The signal to noise ratio (SNR) is \begin{align} \text{SNR} & \equiv \frac{\text{separation}^2}{2 \times (\text{cloud std deviation})^2} \\ &= \frac{(g M |h(\omega)|/2)^2}{2 S_\xi(\Omega) |h(\omega)|^2 / 4T} \\ &= \frac{(g M)^2 T}{2 S_\xi(\Omega)}\\ &= \frac{g^2 P T}{S_\xi(\Omega)} \, . \end{align} where $P \equiv M^2/2$ is the incoming analog power. Note that the SNR does not depend on $h$. To remember this result, note that the noise power is the spectral density multiplied by a bandwidth $B$. Taking $B = 1/T$ we see that our result just says that the SNR in the IQ plane is exactly equal to the analog SNR multiplied by the geometrical factor $g^2$.

Figure 2: Two IQ clouds. The separation between the clouds' centers is proportional to their radial magnitude $M$, but scaled by a geometrical factor $g$. Projected onto the line connecting their centers, each cloud becomes a Gaussian distribution with width $\sqrt{S_\xi(\Omega)|h(\omega)|^2/4T}$.

$[a]$: Look up the chi square distribution.

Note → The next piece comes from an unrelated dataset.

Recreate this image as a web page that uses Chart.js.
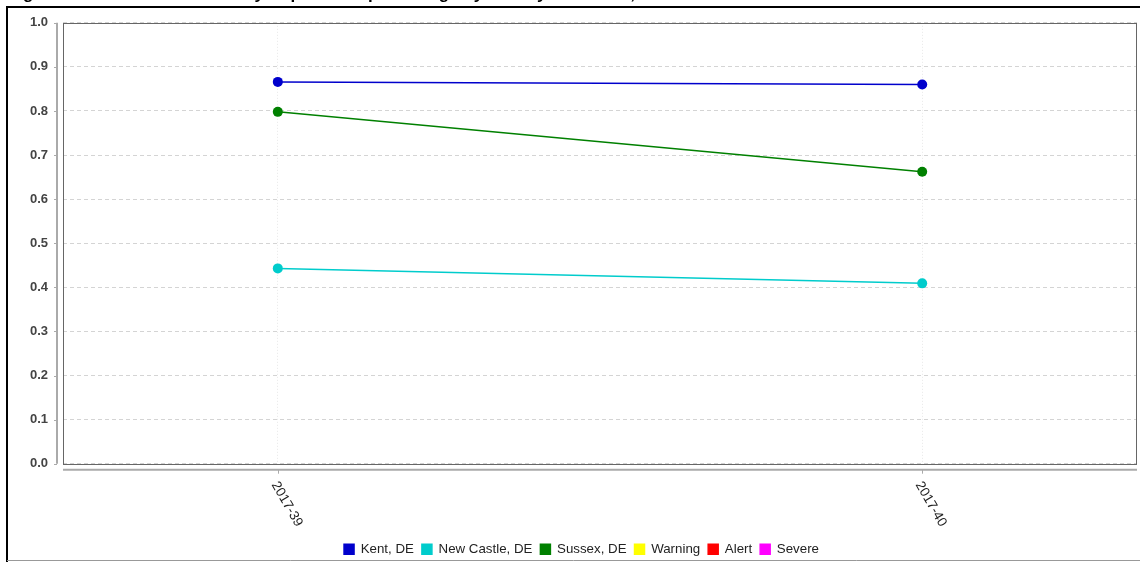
<!DOCTYPE html>
<html><head><meta charset="utf-8">
<script src="https://cdn.jsdelivr.net/npm/chart.js@4/dist/chart.umd.min.js"></script>
<style>html,body{margin:0;padding:0;background:#fff;overflow:hidden}#wrap{width:1140px;height:562px;position:relative}</style>
</head><body><div id="wrap"><canvas id="c" width="1140" height="562"></canvas></div>
<script>
const titleText = 'Figure 2. Total ED Visits Weekly Department percentage by County and Week, Delaware';
const weeks = ['2017-39', '2017-40'];
const kent = [0.866, 0.860];
const newCastle = [0.443, 0.409];
const sussex = [0.798, 0.662];
const seriesNames = ['Kent, DE', 'New Castle, DE', 'Sussex, DE', 'Warning', 'Alert', 'Severe'];
const seriesColors = ['#0000cc', '#00cccc', '#008000', '#ffff00', '#ff0000', '#ff00ff'];
const seriesValues = [kent, newCastle, sussex, [], [], []];
const yMin = 0, yMax = 1.0, yStep = 0.1;

const datasets = seriesNames.map((name, k) => ({
  label: name,
  data: seriesValues[k].map((v, i) => ({x: i, y: v})),
  borderColor: seriesColors[k],
  backgroundColor: seriesColors[k],
  borderWidth: 1.5,
  pointRadius: 5,
  pointHoverRadius: 5,
  pointBorderWidth: 0,
  pointBackgroundColor: seriesColors[k],
  tension: 0
}));

const FONT = 'Arial, "Liberation Sans", sans-serif';

const decor = {
  id: 'decor',
  afterLayout(chart) {
    if (chart.legend) { chart.legend.left += 13; chart.legend.right += 13; }
  },
  beforeDraw(chart) {
    const ctx = chart.ctx;
    ctx.save();
    ctx.fillStyle = '#fff';
    ctx.fillRect(0, 0, chart.width, chart.height);
    // title (mostly cut off at top)
    ctx.fillStyle = '#000';
    ctx.font = 'bold 17px ' + FONT;
    ctx.textAlign = 'left';
    ctx.textBaseline = 'alphabetic';
    ctx.fillText(titleText, 8, -0.8);
    // outer frame
    ctx.strokeStyle = '#000';
    ctx.lineWidth = 2;
    ctx.beginPath();
    ctx.moveTo(7, 562);
    ctx.lineTo(7, 7);
    ctx.lineTo(1142, 7);
    ctx.stroke();
    ctx.strokeStyle = '#999';
    ctx.lineWidth = 1;
    ctx.beginPath();
    ctx.moveTo(7, 560.5);
    ctx.lineTo(1140, 560.5);
    ctx.stroke();
    ctx.restore();
  },
  afterDraw(chart) {
    const ctx = chart.ctx;
    const a = chart.chartArea;
    const xs = chart.scales.x, ys = chart.scales.y;
    ctx.save();
    // plot border
    ctx.strokeStyle = '#666';
    ctx.lineWidth = 1;
    ctx.strokeRect(Math.round(a.left) + 0.5, Math.round(a.top) + 0.5, Math.round(a.right - a.left) - 1, Math.round(a.bottom - a.top));
    // y axis line (offset)
    ctx.strokeStyle = '#aaa';
    ctx.lineWidth = 2;
    ctx.beginPath();
    ctx.moveTo(a.left - 6, a.top);
    ctx.lineTo(a.left - 6, a.bottom);
    ctx.stroke();
    ctx.lineWidth = 1;
    ys.ticks.forEach(t => {
      const y = Math.round(ys.getPixelForValue(t.value)) + 0.5;
      ctx.beginPath();
      ctx.moveTo(a.left - 9, y);
      ctx.lineTo(a.left - 6, y);
      ctx.stroke();
    });
    // x axis line (offset)
    ctx.lineWidth = 2;
    ctx.beginPath();
    ctx.moveTo(a.left, a.bottom + 6);
    ctx.lineTo(a.right, a.bottom + 6);
    ctx.stroke();
    ctx.lineWidth = 1;
    ctx.fillStyle = '#222';
    ctx.font = '13.5px ' + FONT;
    ctx.textAlign = 'left';
    ctx.textBaseline = 'middle';
    weeks.forEach((w, i) => {
      const x = Math.round(xs.getPixelForValue(i)) + 0.5;
      ctx.beginPath();
      ctx.moveTo(x, a.bottom + 6);
      ctx.lineTo(x, a.bottom + 10);
      ctx.stroke();
      ctx.save();
      ctx.translate(x - 4, a.bottom + 19);
      ctx.rotate(Math.PI / 3);
      ctx.fillText(w, 0, 0);
      ctx.restore();
    });
    ctx.restore();
  }
};

new Chart(document.getElementById('c'), {
  type: 'line',
  data: { datasets },
  plugins: [decor],
  options: {
    responsive: false,
    animation: false,
    devicePixelRatio: 1,
    layout: { autoPadding: false, padding: { left: 0, top: 21, right: 3, bottom: -4 } },
    plugins: {
      title: { display: false },
      tooltip: { enabled: false },
      legend: {
        display: true,
        position: 'bottom',
        labels: {
          boxWidth: 10,
          boxHeight: 10,
          padding: 8,
          color: '#222',
          font: { family: FONT, size: 13.3 }
        }
      }
    },
    scales: {
      x: {
        type: 'linear',
        min: -1 / 3,
        max: 4 / 3,
        afterBuildTicks: s => { s.ticks = weeks.map((_, i) => ({ value: i })); },
        afterFit: s => { s.height = 71; },
        ticks: { display: false },
        grid: { color: '#e8e8e8', drawTicks: false, lineWidth: 1 },
        border: { display: false, dash: [1, 2] }
      },
      y: {
        min: yMin,
        max: yMax,
        afterFit: s => { s.width = 63; },
        ticks: {
          stepSize: yStep,
          padding: 15,
          color: '#444',
          font: { family: FONT, size: 13, weight: 'bold' },
          callback: v => Number(v).toFixed(1)
        },
        grid: { color: '#d4d4d4', drawTicks: false, lineWidth: 1 },
        border: { display: false, dash: [4, 3] }
      }
    }
  }
});
</script>
</body></html>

$[b]$: We can see that the real and imaginary parts of $Z$ are in fact uncorrelated by writing the equivalent of equation $(*)$ but for $\langle \Re Z \Im Z \rangle$. Doing this we'd find that the sum which turned into the Fejer kernel in the case for $\langle |Z|^2 \rangle$ would go to zero (at least approximately) because it would be roughly the overlap of a sine and cosine, which are orthogonal.